→ Aim
Below is a listing to transcribe in full and exactly; keep the pictures out.

→ Data extract
┌──
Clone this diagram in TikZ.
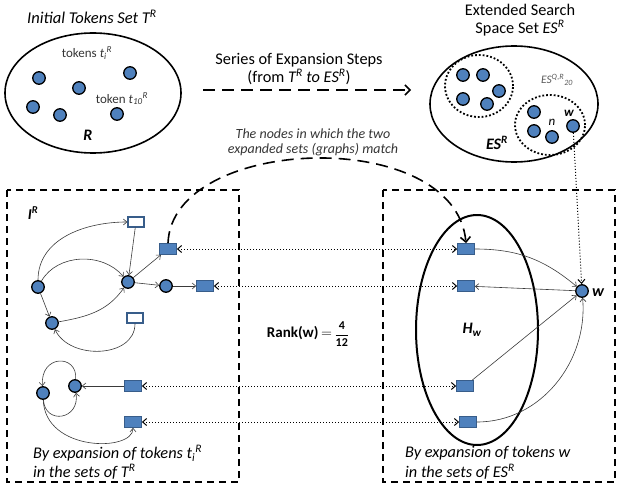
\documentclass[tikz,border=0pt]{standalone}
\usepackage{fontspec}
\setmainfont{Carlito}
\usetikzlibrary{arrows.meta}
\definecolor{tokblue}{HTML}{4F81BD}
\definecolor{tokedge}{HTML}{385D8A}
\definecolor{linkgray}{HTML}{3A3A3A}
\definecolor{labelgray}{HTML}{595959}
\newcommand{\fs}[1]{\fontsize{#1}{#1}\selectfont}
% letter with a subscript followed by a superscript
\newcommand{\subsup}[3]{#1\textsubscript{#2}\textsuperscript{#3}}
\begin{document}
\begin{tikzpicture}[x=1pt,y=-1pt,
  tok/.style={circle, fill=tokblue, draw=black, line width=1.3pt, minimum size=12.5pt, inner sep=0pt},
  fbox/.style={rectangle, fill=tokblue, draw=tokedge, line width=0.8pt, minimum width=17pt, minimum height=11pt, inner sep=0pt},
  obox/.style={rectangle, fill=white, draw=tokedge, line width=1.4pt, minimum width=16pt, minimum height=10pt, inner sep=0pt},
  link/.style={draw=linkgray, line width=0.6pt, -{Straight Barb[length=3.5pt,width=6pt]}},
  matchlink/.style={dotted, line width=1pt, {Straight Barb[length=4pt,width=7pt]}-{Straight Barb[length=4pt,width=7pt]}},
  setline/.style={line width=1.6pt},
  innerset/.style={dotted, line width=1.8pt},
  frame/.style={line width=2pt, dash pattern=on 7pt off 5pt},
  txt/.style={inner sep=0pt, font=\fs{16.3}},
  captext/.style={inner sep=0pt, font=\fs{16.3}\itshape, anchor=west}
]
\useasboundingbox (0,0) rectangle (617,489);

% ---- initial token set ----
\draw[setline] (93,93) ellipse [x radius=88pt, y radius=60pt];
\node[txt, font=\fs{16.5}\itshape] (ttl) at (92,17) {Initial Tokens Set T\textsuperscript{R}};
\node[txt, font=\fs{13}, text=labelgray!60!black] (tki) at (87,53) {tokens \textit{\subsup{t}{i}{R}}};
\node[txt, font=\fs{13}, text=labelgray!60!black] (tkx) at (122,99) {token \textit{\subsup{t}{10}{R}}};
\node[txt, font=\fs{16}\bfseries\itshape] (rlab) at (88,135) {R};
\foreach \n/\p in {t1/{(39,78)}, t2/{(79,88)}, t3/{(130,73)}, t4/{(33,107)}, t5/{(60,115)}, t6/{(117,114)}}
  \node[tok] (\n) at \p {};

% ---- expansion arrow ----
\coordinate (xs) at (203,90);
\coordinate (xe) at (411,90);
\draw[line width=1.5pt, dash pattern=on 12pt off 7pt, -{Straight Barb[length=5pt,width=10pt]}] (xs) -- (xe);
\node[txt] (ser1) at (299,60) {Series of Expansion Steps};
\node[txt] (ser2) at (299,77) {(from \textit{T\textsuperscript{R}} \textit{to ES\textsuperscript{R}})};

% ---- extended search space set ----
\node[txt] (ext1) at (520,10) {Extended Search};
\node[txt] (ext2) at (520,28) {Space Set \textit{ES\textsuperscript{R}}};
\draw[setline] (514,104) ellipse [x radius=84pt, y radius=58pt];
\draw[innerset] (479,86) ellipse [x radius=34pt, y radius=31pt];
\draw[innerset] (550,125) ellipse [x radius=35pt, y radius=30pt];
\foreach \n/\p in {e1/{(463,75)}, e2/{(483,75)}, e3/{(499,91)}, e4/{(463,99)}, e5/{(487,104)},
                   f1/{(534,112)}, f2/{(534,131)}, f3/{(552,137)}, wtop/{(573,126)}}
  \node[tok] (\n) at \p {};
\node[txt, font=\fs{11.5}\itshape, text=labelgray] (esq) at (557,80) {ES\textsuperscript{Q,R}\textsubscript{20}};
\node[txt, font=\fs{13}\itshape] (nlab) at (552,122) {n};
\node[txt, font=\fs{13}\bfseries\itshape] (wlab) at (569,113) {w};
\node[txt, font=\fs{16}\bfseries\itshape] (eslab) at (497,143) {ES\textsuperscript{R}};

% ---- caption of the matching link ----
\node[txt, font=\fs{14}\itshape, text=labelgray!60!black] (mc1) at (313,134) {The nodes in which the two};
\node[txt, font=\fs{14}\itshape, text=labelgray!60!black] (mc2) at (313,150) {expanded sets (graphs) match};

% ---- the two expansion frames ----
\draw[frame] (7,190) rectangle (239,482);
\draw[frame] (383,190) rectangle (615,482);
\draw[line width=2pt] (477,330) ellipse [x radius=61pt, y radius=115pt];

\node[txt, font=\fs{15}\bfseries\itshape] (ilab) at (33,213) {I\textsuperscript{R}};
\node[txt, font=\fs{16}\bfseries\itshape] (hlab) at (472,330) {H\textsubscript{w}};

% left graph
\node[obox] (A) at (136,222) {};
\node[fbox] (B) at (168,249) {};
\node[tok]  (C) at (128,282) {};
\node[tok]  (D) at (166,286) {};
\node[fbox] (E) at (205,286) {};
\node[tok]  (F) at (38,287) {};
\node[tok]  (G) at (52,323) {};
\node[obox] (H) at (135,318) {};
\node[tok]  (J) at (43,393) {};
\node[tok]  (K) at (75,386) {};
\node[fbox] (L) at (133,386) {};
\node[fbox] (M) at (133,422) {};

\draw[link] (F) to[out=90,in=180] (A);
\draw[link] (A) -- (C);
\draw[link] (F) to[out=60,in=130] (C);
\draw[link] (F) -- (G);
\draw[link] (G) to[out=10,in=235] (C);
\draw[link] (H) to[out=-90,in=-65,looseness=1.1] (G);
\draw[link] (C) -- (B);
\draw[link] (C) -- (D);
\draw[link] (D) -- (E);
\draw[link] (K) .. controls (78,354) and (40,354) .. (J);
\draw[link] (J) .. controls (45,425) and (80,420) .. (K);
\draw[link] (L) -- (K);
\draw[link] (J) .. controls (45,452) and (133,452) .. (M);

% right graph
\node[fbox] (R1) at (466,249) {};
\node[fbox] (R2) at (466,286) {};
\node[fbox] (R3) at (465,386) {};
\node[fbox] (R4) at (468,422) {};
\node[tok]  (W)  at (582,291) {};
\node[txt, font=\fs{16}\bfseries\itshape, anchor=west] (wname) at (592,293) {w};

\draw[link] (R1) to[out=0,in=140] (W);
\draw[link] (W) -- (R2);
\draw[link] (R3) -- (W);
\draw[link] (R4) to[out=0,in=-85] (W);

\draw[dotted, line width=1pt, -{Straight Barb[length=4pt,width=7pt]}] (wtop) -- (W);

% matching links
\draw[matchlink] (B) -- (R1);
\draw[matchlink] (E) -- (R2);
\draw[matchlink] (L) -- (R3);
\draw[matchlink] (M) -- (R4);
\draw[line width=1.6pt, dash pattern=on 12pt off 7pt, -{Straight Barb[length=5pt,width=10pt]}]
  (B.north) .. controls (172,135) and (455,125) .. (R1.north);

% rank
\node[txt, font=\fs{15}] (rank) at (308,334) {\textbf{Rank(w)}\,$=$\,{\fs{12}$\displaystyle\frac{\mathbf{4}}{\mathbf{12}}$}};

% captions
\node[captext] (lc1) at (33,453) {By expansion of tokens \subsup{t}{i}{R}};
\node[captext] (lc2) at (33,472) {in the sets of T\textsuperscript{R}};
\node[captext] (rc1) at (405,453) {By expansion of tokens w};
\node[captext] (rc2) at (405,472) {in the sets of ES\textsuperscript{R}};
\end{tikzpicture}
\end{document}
└──
→ Task response
Clone this diagram in TikZ.
\documentclass[tikz,border=0pt]{standalone}
\usepackage{fontspec}
\setmainfont{Carlito}
\usetikzlibrary{arrows.meta}
\definecolor{tokblue}{HTML}{4F81BD}
\definecolor{tokedge}{HTML}{385D8A}
\definecolor{linkgray}{HTML}{3A3A3A}
\definecolor{labelgray}{HTML}{595959}
\newcommand{\fs}[1]{\fontsize{#1}{#1}\selectfont}
% letter with a subscript followed by a superscript
\newcommand{\subsup}[3]{#1\textsubscript{#2}\textsuperscript{#3}}
\begin{document}
\begin{tikzpicture}[x=1pt,y=-1pt,
  tok/.style={circle, fill=tokblue, draw=black, line width=1.3pt, minimum size=12.5pt, inner sep=0pt},
  fbox/.style={rectangle, fill=tokblue, draw=tokedge, line width=0.8pt, minimum width=17pt, minimum height=11pt, inner sep=0pt},
  obox/.style={rectangle, fill=white, draw=tokedge, line width=1.4pt, minimum width=16pt, minimum height=10pt, inner sep=0pt},
  link/.style={draw=linkgray, line width=0.6pt, -{Straight Barb[length=3.5pt,width=6pt]}},
  matchlink/.style={dotted, line width=1pt, {Straight Barb[length=4pt,width=7pt]}-{Straight Barb[length=4pt,width=7pt]}},
  setline/.style={line width=1.6pt},
  innerset/.style={dotted, line width=1.8pt},
  frame/.style={line width=2pt, dash pattern=on 7pt off 5pt},
  txt/.style={inner sep=0pt, font=\fs{16.3}},
  captext/.style={inner sep=0pt, font=\fs{16.3}\itshape, anchor=west}
]
\useasboundingbox (0,0) rectangle (617,489);

% ---- initial token set ----
\draw[setline] (93,93) ellipse [x radius=88pt, y radius=60pt];
\node[txt, font=\fs{16.5}\itshape] (ttl) at (92,17) {Initial Tokens Set T\textsuperscript{R}};
\node[txt, font=\fs{13}, text=labelgray!60!black] (tki) at (87,53) {tokens \textit{\subsup{t}{i}{R}}};
\node[txt, font=\fs{13}, text=labelgray!60!black] (tkx) at (122,99) {token \textit{\subsup{t}{10}{R}}};
\node[txt, font=\fs{16}\bfseries\itshape] (rlab) at (88,135) {R};
\foreach \n/\p in {t1/{(39,78)}, t2/{(79,88)}, t3/{(130,73)}, t4/{(33,107)}, t5/{(60,115)}, t6/{(117,114)}}
  \node[tok] (\n) at \p {};

% ---- expansion arrow ----
\coordinate (xs) at (203,90);
\coordinate (xe) at (411,90);
\draw[line width=1.5pt, dash pattern=on 12pt off 7pt, -{Straight Barb[length=5pt,width=10pt]}] (xs) -- (xe);
\node[txt] (ser1) at (299,60) {Series of Expansion Steps};
\node[txt] (ser2) at (299,77) {(from \textit{T\textsuperscript{R}} \textit{to ES\textsuperscript{R}})};

% ---- extended search space set ----
\node[txt] (ext1) at (520,10) {Extended Search};
\node[txt] (ext2) at (520,28) {Space Set \textit{ES\textsuperscript{R}}};
\draw[setline] (514,104) ellipse [x radius=84pt, y radius=58pt];
\draw[innerset] (479,86) ellipse [x radius=34pt, y radius=31pt];
\draw[innerset] (550,125) ellipse [x radius=35pt, y radius=30pt];
\foreach \n/\p in {e1/{(463,75)}, e2/{(483,75)}, e3/{(499,91)}, e4/{(463,99)}, e5/{(487,104)},
                   f1/{(534,112)}, f2/{(534,131)}, f3/{(552,137)}, wtop/{(573,126)}}
  \node[tok] (\n) at \p {};
\node[txt, font=\fs{11.5}\itshape, text=labelgray] (esq) at (557,80) {ES\textsuperscript{Q,R}\textsubscript{20}};
\node[txt, font=\fs{13}\itshape] (nlab) at (552,122) {n};
\node[txt, font=\fs{13}\bfseries\itshape] (wlab) at (569,113) {w};
\node[txt, font=\fs{16}\bfseries\itshape] (eslab) at (497,143) {ES\textsuperscript{R}};

% ---- caption of the matching link ----
\node[txt, font=\fs{14}\itshape, text=labelgray!60!black] (mc1) at (313,134) {The nodes in which the two};
\node[txt, font=\fs{14}\itshape, text=labelgray!60!black] (mc2) at (313,150) {expanded sets (graphs) match};

% ---- the two expansion frames ----
\draw[frame] (7,190) rectangle (239,482);
\draw[frame] (383,190) rectangle (615,482);
\draw[line width=2pt] (477,330) ellipse [x radius=61pt, y radius=115pt];

\node[txt, font=\fs{15}\bfseries\itshape] (ilab) at (33,213) {I\textsuperscript{R}};
\node[txt, font=\fs{16}\bfseries\itshape] (hlab) at (472,330) {H\textsubscript{w}};

% left graph
\node[obox] (A) at (136,222) {};
\node[fbox] (B) at (168,249) {};
\node[tok]  (C) at (128,282) {};
\node[tok]  (D) at (166,286) {};
\node[fbox] (E) at (205,286) {};
\node[tok]  (F) at (38,287) {};
\node[tok]  (G) at (52,323) {};
\node[obox] (H) at (135,318) {};
\node[tok]  (J) at (43,393) {};
\node[tok]  (K) at (75,386) {};
\node[fbox] (L) at (133,386) {};
\node[fbox] (M) at (133,422) {};

\draw[link] (F) to[out=90,in=180] (A);
\draw[link] (A) -- (C);
\draw[link] (F) to[out=60,in=130] (C);
\draw[link] (F) -- (G);
\draw[link] (G) to[out=10,in=235] (C);
\draw[link] (H) to[out=-90,in=-65,looseness=1.1] (G);
\draw[link] (C) -- (B);
\draw[link] (C) -- (D);
\draw[link] (D) -- (E);
\draw[link] (K) .. controls (78,354) and (40,354) .. (J);
\draw[link] (J) .. controls (45,425) and (80,420) .. (K);
\draw[link] (L) -- (K);
\draw[link] (J) .. controls (45,452) and (133,452) .. (M);

% right graph
\node[fbox] (R1) at (466,249) {};
\node[fbox] (R2) at (466,286) {};
\node[fbox] (R3) at (465,386) {};
\node[fbox] (R4) at (468,422) {};
\node[tok]  (W)  at (582,291) {};
\node[txt, font=\fs{16}\bfseries\itshape, anchor=west] (wname) at (592,293) {w};

\draw[link] (R1) to[out=0,in=140] (W);
\draw[link] (W) -- (R2);
\draw[link] (R3) -- (W);
\draw[link] (R4) to[out=0,in=-85] (W);

\draw[dotted, line width=1pt, -{Straight Barb[length=4pt,width=7pt]}] (wtop) -- (W);

% matching links
\draw[matchlink] (B) -- (R1);
\draw[matchlink] (E) -- (R2);
\draw[matchlink] (L) -- (R3);
\draw[matchlink] (M) -- (R4);
\draw[line width=1.6pt, dash pattern=on 12pt off 7pt, -{Straight Barb[length=5pt,width=10pt]}]
  (B.north) .. controls (172,135) and (455,125) .. (R1.north);

% rank
\node[txt, font=\fs{15}] (rank) at (308,334) {\textbf{Rank(w)}\,$=$\,{\fs{12}$\displaystyle\frac{\mathbf{4}}{\mathbf{12}}$}};

% captions
\node[captext] (lc1) at (33,453) {By expansion of tokens \subsup{t}{i}{R}};
\node[captext] (lc2) at (33,472) {in the sets of T\textsuperscript{R}};
\node[captext] (rc1) at (405,453) {By expansion of tokens w};
\node[captext] (rc2) at (405,472) {in the sets of ES\textsuperscript{R}};
\end{tikzpicture}
\end{document}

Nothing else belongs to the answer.